Task to carry out →
Which lines hold the word "React"? Copy each of them from the material.

Stored data →
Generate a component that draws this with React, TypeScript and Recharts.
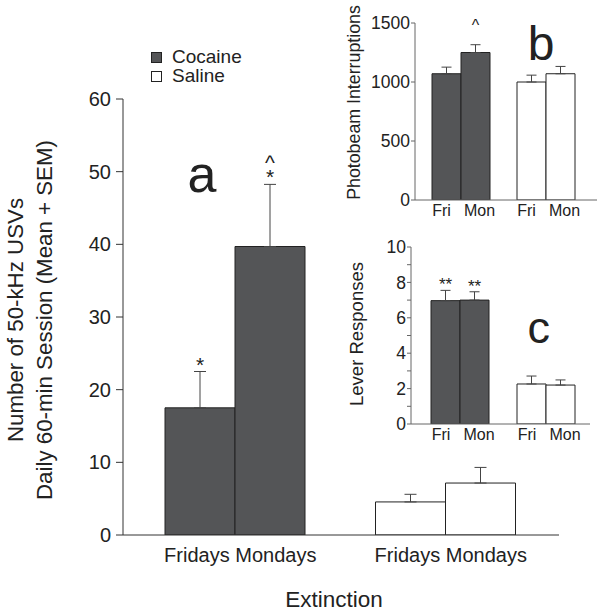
import React from "react";
import { BarChart, Bar, XAxis, YAxis, ErrorBar, Cell, LabelList } from "recharts";

const FONT = '"Liberation Sans", Arial, Helvetica, sans-serif';
const INK = "#222";

const groups = ["Cocaine", "Saline"];
const groupFills = ["#545557", "#ffffff"];

// panel a: 50-kHz USVs per 60-min session
const usvFri = [17.5, 4.55];
const usvFriSem = [5.0, 1.05];
const usvMon = [39.7, 7.15];
const usvMonSem = [8.55, 2.15];
const usvFriMarks = [["*"], []];
const usvMonMarks = [["*", "^"], []];
const usvTicks = [0, 10, 20, 30, 40, 50, 60];

// panel b: photobeam interruptions
const beamFri = [1070, 1000];
const beamFriSem = [56, 58];
const beamMon = [1250, 1070];
const beamMonSem = [66, 62];
const beamFriMarks = [[], []];
const beamMonMarks = [["^"], []];
const beamTicks = [0, 500, 1000, 1500];

// panel c: lever responses
const leverFri = [6.97, 2.26];
const leverFriSem = [0.58, 0.45];
const leverMon = [7.0, 2.2];
const leverMonSem = [0.47, 0.29];
const leverFriMarks = [["**"], []];
const leverMonMarks = [["**"], []];
const leverTicks = [0, 1, 2, 3, 4, 5, 6, 7, 8, 9, 10];

const makeData = (fri: number[], friSem: number[], mon: number[], monSem: number[]) =>
  groups.map((g, i) => ({
    group: g,
    fri: fri[i],
    mon: mon[i],
    friErr: [0, friSem[i]],
    monErr: [0, monSem[i]],
  }));

// significance marks, stacked upward from the top of the error bar
const markLabel =
  (sems: number[], marks: string[][], fontSize: number, lift: number, gap: number) =>
  (props: any) => {
    const x = Number(props.x);
    const y = Number(props.y);
    const w = Number(props.width);
    const h = Number(props.height);
    const v = Number(props.value);
    const lines = marks[props.index] || [];
    if (!lines.length || !v) return null;
    const top = y - (sems[props.index] * h) / v;
    const cx = x + w / 2;
    const base = top - lift;
    const ordered = [...lines].reverse();
    return (
      <text textAnchor="middle" fontSize={fontSize} fill={INK} fontFamily={FONT}>
        {ordered.map((s, k) => (
          <tspan key={k} x={cx} y={base - (ordered.length - 1 - k) * gap}>
            {s}
          </tspan>
        ))}
      </text>
    );
  };

const mainTick = (props: any) => (
  <text x={props.x + 5} y={props.y + 26.7} textAnchor="middle" fontSize={20} fill={INK} fontFamily={FONT}>
    Fridays Mondays
  </text>
);

const insetTick = (props: any) => (
  <g fontSize={16} fill={INK} fontFamily={FONT}>
    <text x={props.x - 19} y={props.y + 16} textAnchor="middle">Fri</text>
    <text x={props.x + 19} y={props.y + 16} textAnchor="middle">Mon</text>
  </g>
);

const evenTick = (props: any) =>
  props.payload.value % 2 === 0 ? (
    <text x={props.x} y={props.y} dy="0.355em" textAnchor="end" fontSize={17.5} fill={INK} fontFamily={FONT}>
      {props.payload.value}
    </text>
  ) : null;

function Panel(p: any) {
  return (
    <div style={{ position: "absolute", left: p.left, top: p.top }}>
      <BarChart
        width={p.width}
        height={p.height}
        data={p.data}
        margin={p.margin}
        barGap={0}
        barSize={p.barSize}
      >
        <XAxis
          dataKey="group"
          height={p.xHeight}
          padding={p.padding}
          tickLine={false}
          tickSize={0}
          tickMargin={0}
          tick={p.xTick}
          stroke={p.axisColor}
          interval={0}
        />
        <YAxis
          width={60}
          domain={p.domain}
          ticks={p.ticks}
          interval={0}
          tickSize={p.tickSize}
          tickMargin={p.tickMargin}
          tick={p.yTick || { fontSize: p.tickFont, fill: INK, fontFamily: FONT }}
          stroke={p.axisColor}
          allowDataOverflow
        />
        <Bar dataKey="fri" stroke="#222" strokeWidth={1} isAnimationActive={false}>
          {groupFills.map((f, i) => (
            <Cell key={i} fill={f} />
          ))}
          <ErrorBar dataKey="friErr" direction="y" width={p.errWidth} stroke="#444" strokeWidth={1} />
          <LabelList dataKey="fri" content={p.friLabel} />
        </Bar>
        <Bar dataKey="mon" stroke="#222" strokeWidth={1} isAnimationActive={false}>
          {groupFills.map((f, i) => (
            <Cell key={i} fill={f} />
          ))}
          <ErrorBar dataKey="monErr" direction="y" width={p.errWidth} stroke="#444" strokeWidth={1} />
          <LabelList dataKey="mon" content={p.monLabel} />
        </Bar>
      </BarChart>
    </div>
  );
}

export default function App() {
  return (
    <div style={{ position: "absolute", left: 0, top: 0, width: 600, height: 614, background: "#fff" }}>
      <Panel
        left={0}
        top={0}
        width={600}
        height={614}
        margin={{ top: 99, right: 41, bottom: 49, left: 63 }}
        xHeight={30}
        padding={{ left: 7, right: 8 }}
        barSize={70}
        data={makeData(usvFri, usvFriSem, usvMon, usvMonSem)}
        domain={[0, 60]}
        ticks={usvTicks}
        tickSize={7}
        tickMargin={5}
        tickFont={20}
        xTick={mainTick}
        axisColor="#333"
        errWidth={6}
        friLabel={markLabel(usvFriSem, usvFriMarks, 21, 0, 14)}
        monLabel={markLabel(usvMonSem, usvMonMarks, 21, 0, 14)}
      />
      <Panel
        left={340}
        top={0}
        width={260}
        height={230}
        margin={{ top: 23, right: 3, bottom: 10, left: 15 }}
        xHeight={20}
        padding={{ left: 3, right: 9 }}
        barSize={29}
        data={makeData(beamFri, beamFriSem, beamMon, beamMonSem)}
        domain={[0, 1500]}
        ticks={beamTicks}
        tickSize={4}
        tickMargin={1}
        tickFont={17.5}
        xTick={insetTick}
        axisColor="#666"
        errWidth={5}
        friLabel={markLabel(beamFriSem, beamFriMarks, 16, 14, 12)}
        monLabel={markLabel(beamMonSem, beamMonMarks, 16, 14, 12)}
      />
      <Panel
        left={340}
        top={230}
        width={260}
        height={220}
        margin={{ top: 17, right: 10, bottom: 6, left: 11 }}
        xHeight={20}
        padding={{ left: 6, right: 1 }}
        barSize={29}
        data={makeData(leverFri, leverFriSem, leverMon, leverMonSem)}
        domain={[0, 10]}
        ticks={leverTicks}
        tickSize={4}
        tickMargin={1}
        yTick={evenTick}
        xTick={insetTick}
        axisColor="#666"
        errWidth={5}
        friLabel={markLabel(leverFriSem, leverFriMarks, 17, 0, 12)}
        monLabel={markLabel(leverMonSem, leverMonMarks, 17, 0, 12)}
      />
      <svg
        width={600}
        height={614}
        style={{ position: "absolute", left: 0, top: 0, pointerEvents: "none" }}
        fontFamily={FONT}
        fill={INK}
      >
        <text transform="translate(22.7,320) rotate(-90)" textAnchor="middle" fontSize={22.3}>
          Number of 50-kHz USVs
        </text>
        <text transform="translate(51.5,320) rotate(-90)" textAnchor="middle" fontSize={22.3}>
          Daily 60-min Session (Mean + SEM)
        </text>
        <text x={334} y={606.7} textAnchor="middle" fontSize={22.5}>
          Extinction
        </text>
        <text x={202} y={192} textAnchor="middle" fontSize={52}>a</text>
        <text x={541} y={60} textAnchor="middle" fontSize={48}>b</text>
        <text x={538.7} y={343.3} textAnchor="middle" fontSize={45}>c</text>
        <text transform="translate(359.5,102.5) rotate(-90)" textAnchor="middle" fontSize={17.8}>
          Photobeam Interruptions
        </text>
        <text transform="translate(363,334) rotate(-90)" textAnchor="middle" fontSize={18.5}>
          Lever Responses
        </text>
        {groups.map((g, i) => (
          <g key={g}>
            <rect x={151.5} y={52.5 + i * 19} width={10} height={10} fill={groupFills[i]} stroke="#222" />
            <text x={172} y={62.7 + i * 19.5} fontSize={19}>
              {g}
            </text>
          </g>
        ))}
      </svg>
    </div>
  );
}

Result of this task →
Generate a component that draws this with React, TypeScript and Recharts.
import React from "react";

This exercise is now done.